Les normes de l’OMS stipulent que si la victime d’un accident de la route décède dans les 30 jours suivant le drame, elle est considérée comme victime de la route. Elle doit donc figurer dans les bilans. Les blessés évacués ne sont pas intégrés dans les bilans.

  • Comment évaluez-vous la campagne de sensibilisation contre les accidents de la route entamée depuis juillet ?

Nous sommes actuellement en train de réactiver notre travail de sensibilisation à travers les médias lourds. Et ces campagnes apportent des résultats. En 2024, juillet est le premier mois où les indicateurs de blessés et de décès sont en baisse, alors que la saison estivale est habituellement la plus accidentogène.

Une période où il y a une très forte mobilité, mais nous avons eu une baisse de gravité des accidents. Statistiquement, en juillet 2024, 2349 accidents ont été enregistrés, soit une évolution de 6% par rapport à la même période de 2023, alors qu’une baisse de 2,84% du nombre de blessés est notée et moins de 15% des décès. Nous avons en effet enregistré 398 décès en juillet, dont 334 en zone rurale.

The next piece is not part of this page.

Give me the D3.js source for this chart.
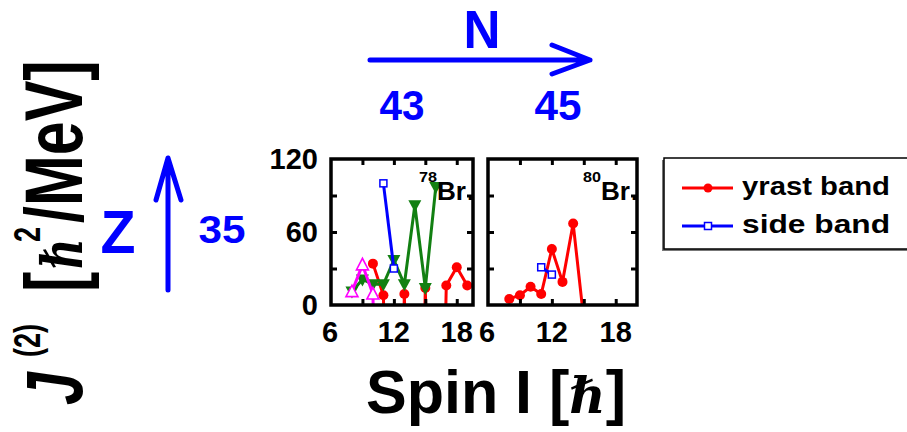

A mon avis, il faut intensifier le travail de sensibilisation. Il s’agit de méthodes très pratiques et importantes qui donnent de bons résultats, sachant que l’Algérie enregistre quotidiennement depuis des années une moyenne de 10 victimes. Nous allons encore attendre la fin du mois d’août pour établir un bilan et évaluer notre campagne de sensibilisation.

En France, par exemple, les campagnes de sensibilisation ont réussi à diminuer de moitié le nombre des accidents, avant que les autorités passent à de nouvelles démarches. Il est aussi primordial de procéder à une sensibilisation et vulgarisation précoces, dans les écoles, d’où nos efforts d’accompagner le ministère de l’Education dans l’introduction de la nouvelle matière de sécurité routière.

Une nouvelle campagne est prévue à cet effet à la rentrée scolaire et sociale. Des pistes d’éducation routière sont prêtes avec des guides. Nous allons participer à inculquer cette culture de sécurité routière.